US Treasury Secretary Jack Lew said following a two-day meeting of G20 finance chiefs “the goal between now and November is for this to be resolved so that these issues are on a path towards improvement.”
“In the event that there’s a meeting and the situation is not better, I think President Putin will hear directly what he is hearing through economic sanctions and other expressions now, which is that Russia’s actions are unacceptable,” Lew said.
“The goal here is to resolve the situation and for Russia to take a step to work this out on a diplomatic basis so that Ukraine can get back to the business of healing itself and growing its economy,” he added.
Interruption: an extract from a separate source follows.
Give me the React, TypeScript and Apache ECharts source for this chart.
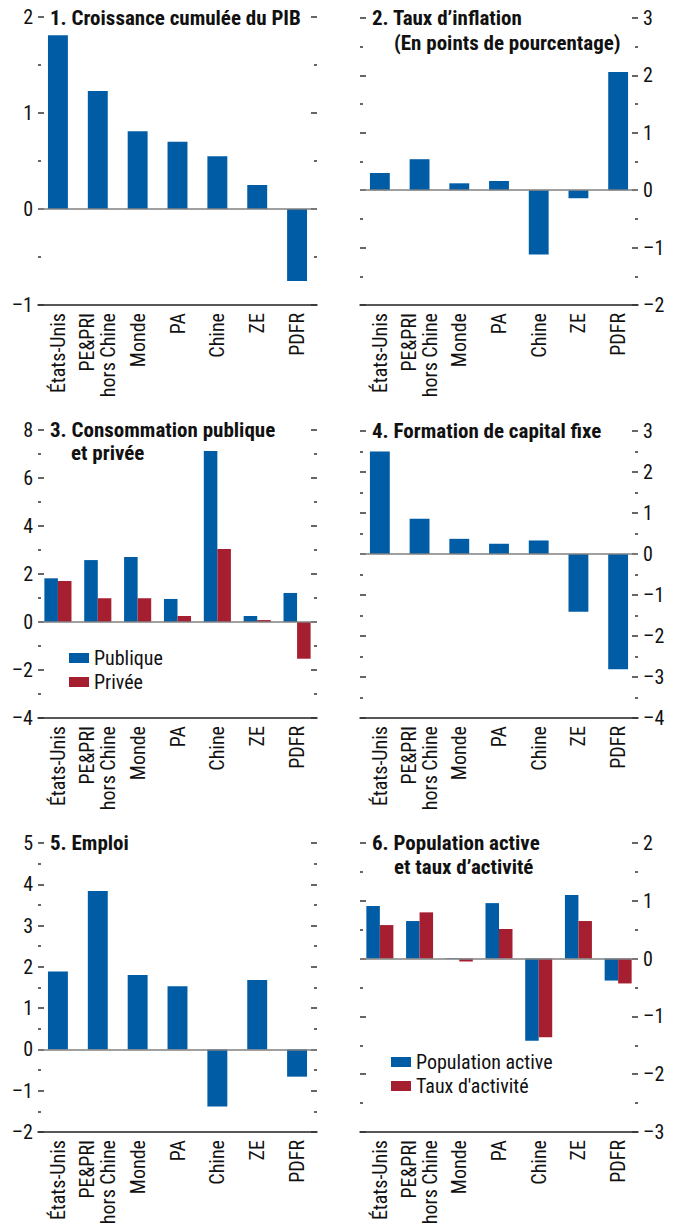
import React, { useEffect, useRef } from "react";
import * as echarts from "echarts";

const categories = ["États-Unis", "PE&PRI\nhors Chine", "Monde", "PA", "Chine", "ZE", "PDFR"];

const pib = [1.81, 1.23, 0.81, 0.7, 0.55, 0.25, -0.75];
const inflation = [0.3, 0.54, 0.12, 0.16, -1.12, -0.14, 2.06];
const consoPublique = [1.82, 2.58, 2.71, 0.96, 7.12, 0.25, 1.21];
const consoPrivee = [1.71, 0.99, 0.99, 0.25, 3.04, 0.08, -1.53];
const capitalFixe = [2.5, 0.86, 0.37, 0.25, 0.33, -1.41, -2.81];
const emploi = [1.89, 3.84, 1.8, 1.53, -1.38, 1.68, -0.66];
const populationActive = [0.91, 0.65, 0.01, 0.96, -1.42, 1.1, -0.38];
const tauxActivite = [0.58, 0.8, -0.05, 0.51, -1.36, 0.65, -0.43];

const title1 = ["1. Croissance cumulée du PIB"];
const title2 = ["2. Taux d’inflation", "(En points de pourcentage)"];
const title3 = ["3. Consommation publique", "et privée"];
const title4 = ["4. Formation de capital fixe"];
const title5 = ["5. Emploi"];
const title6 = ["6. Population active", "et taux d’activité"];

const yMin = [-1, -2, -4, -4, -2, -3];
const yMax = [2, 3, 8, 3, 5, 2];
const yStep = [1, 1, 2, 1, 1, 1];

const legend3 = ["Publique", "Privée"];
const legend6 = ["Population active", "Taux d'activité"];

const FONT = "'Liberation Sans Narrow', 'Arial Narrow', 'Roboto Condensed', 'DejaVu Sans Condensed', sans-serif";
const BLUE = "#005DA5";
const RED = "#A51F30";
const TEXT = "#111";
const TICK = "#333";

type Panel = {
  left: number;
  top: number;
  width: number;
  height: number;
  side: "left" | "right";
  titles: string[];
  titleX: number[];
  titleY: number[];
};

const panels: Panel[] = [
  { left: 38, top: 17, width: 279, height: 288, side: "left", titles: title1, titleX: [50], titleY: [17.5] },
  { left: 360, top: 18, width: 278, height: 287, side: "right", titles: title2, titleX: [372, 394], titleY: [18, 43] },
  { left: 38, top: 430, width: 279, height: 288, side: "left", titles: title3, titleX: [50, 71], titleY: [430, 453] },
  { left: 360, top: 431, width: 278, height: 287, side: "right", titles: title4, titleX: [372], titleY: [431] },
  { left: 38, top: 843, width: 279, height: 289, side: "left", titles: title5, titleX: [50], titleY: [843] },
  { left: 360, top: 843, width: 278, height: 289, side: "right", titles: title6, titleX: [372, 394], titleY: [843, 867] },
];

const fmt = (v: number) => (v < 0 ? "–" + Math.abs(v) : String(v));

function buildOption() {
  const grid: any[] = [];
  const xAxis: any[] = [];
  const yAxis: any[] = [];
  const graphic: any[] = [];

  panels.forEach((p, i) => {
    grid.push({
      left: p.left,
      top: p.top,
      width: p.width,
      height: p.height,
      containLabel: false,
      outerBoundsMode: "none",
    });
    xAxis.push({
      type: "category",
      gridIndex: i,
      data: categories,
      axisLine: { show: true, onZero: false, lineStyle: { color: "#222", width: 1.5 } },
      axisTick: { show: false },
      axisLabel: { rotate: 90, margin: 8, fontSize: 20, color: TEXT, fontFamily: FONT, interval: 0, lineHeight: 21 },
      splitLine: { show: false },
    });
    const common = {
      type: "value",
      gridIndex: i,
      min: yMin[i],
      max: yMax[i],
      interval: yStep[i],
      axisLine: { show: false },
      axisTick: { show: true, inside: true, length: 6, lineStyle: { color: TICK, width: 1.5 } },
      minorTick: { show: true, splitNumber: 2, length: 3, lineStyle: { color: TICK, width: 1.5 } },
      splitLine: { show: false },
      minorSplitLine: { show: false },
    };
    yAxis.push({
      ...common,
      position: p.side,
      axisLabel: { show: true, margin: 5, fontSize: 20, color: TEXT, fontFamily: FONT, formatter: fmt },
    });
    yAxis.push({
      ...common,
      position: p.side === "left" ? "right" : "left",
      axisLabel: { show: false },
    });
    p.titles.forEach((t, k) => {
      graphic.push({
        type: "text",
        x: p.titleX[k],
        y: p.titleY[k],
        z: 10,
        style: {
          text: t,
          fontSize: 21,
          fontWeight: "bold",
          fontFamily: FONT,
          fill: TEXT,
          verticalAlign: "middle",
          align: "left",
        },
      });
    });
  });

  const zeroLine = {
    silent: true,
    symbol: "none",
    label: { show: false },
    lineStyle: { color: "#808080", width: 1.5, type: "solid" },
    data: [{ yAxis: 0 }],
  };

  const single = (name: string, data: number[], i: number) => ({
    type: "bar",
    name,
    xAxisIndex: i,
    yAxisIndex: 2 * i,
    data,
    barWidth: "50%",
    itemStyle: { color: BLUE },
    markLine: zeroLine,
  });

  const pair = (names: string[], a: number[], b: number[], i: number) => [
    {
      type: "bar",
      name: names[0],
      xAxisIndex: i,
      yAxisIndex: 2 * i,
      data: a,
      barCategoryGap: "32%",
      barGap: "0%",
      itemStyle: { color: BLUE },
    },
    {
      type: "bar",
      name: names[1],
      xAxisIndex: i,
      yAxisIndex: 2 * i,
      data: b,
      barCategoryGap: "32%",
      barGap: "0%",
      itemStyle: { color: RED },
      markLine: zeroLine,
    },
  ];

  const series: any[] = [
    single("PIB", pib, 0),
    single("Inflation", inflation, 1),
    ...pair(legend3, consoPublique, consoPrivee, 2),
    single("Capital fixe", capitalFixe, 3),
    single("Emploi", emploi, 4),
    ...pair(legend6, populationActive, tauxActivite, 5),
  ];

  const legendCommon = {
    orient: "vertical",
    icon: "rect",
    itemWidth: 20,
    itemHeight: 10,
    itemGap: 4,
    padding: 0,
    selectedMode: false,
    textStyle: { fontSize: 20, fontFamily: FONT, color: TEXT },
  };

  return {
    animation: false,
    backgroundColor: "#fff",
    grid,
    xAxis,
    yAxis,
    series,
    graphic,
    legend: [
      { ...legendCommon, data: legend3, left: 69, top: 648 },
      { ...legendCommon, data: legend6, left: 391, top: 1052 },
    ],
  };
}

export default function App() {
  const ref = useRef<HTMLDivElement>(null);
  useEffect(() => {
    if (!ref.current) return;
    const chart = echarts.init(ref.current, undefined, { renderer: "svg" });
    chart.setOption(buildOption() as any);
    return () => chart.dispose();
  }, []);
  return (
    <div
      ref={ref}
      style={{ position: "fixed", left: 0, top: 0, width: 675, height: 1226, background: "#fff" }}
    />
  );
}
Opposition to Russian President Vladimir Putin’s attendance at the summit in Brisbane intensified after a Malaysia Airlines plane was shot down over eastern Ukraine in July, killing all 298 onboard, including 38 Australian citizens and residents.
Kiev and the West have accused separatists of downing it with a surface-to-air missile supplied by Russia—a charge Moscow denies.
Australian Treasurer Joe Hockey, who chaired the G20 finance meeting in the northern city of Cairns, said on Saturday the consensus was that Russia should attend to help address the geo-political tensions.
Lew said the US and Europe were prepared to keep working together on sanctions “as long as Russia continues to threaten Ukraine’s sovereignty, to participate directly or indirectly in the military actions there.”
A fragile European-brokered ceasefire sealed on September 5 has overall dramatically scaled back the fighting across industrial eastern Ukraine.
But sometimes-deadly shelling and gunfire is reported almost daily around the flashpoint city of Donetsk.
Face-to-face talks aimed at finding a way to end the war began on Friday in the Belarussian capital Minsk, trying to build on the ragged ceasefire.
The two sides signed a memorandum early Saturday agreeing to stop fighting and create a 30-kilometre (19-mile) demilitarized zone in order to bring lasting peace to the east of the country.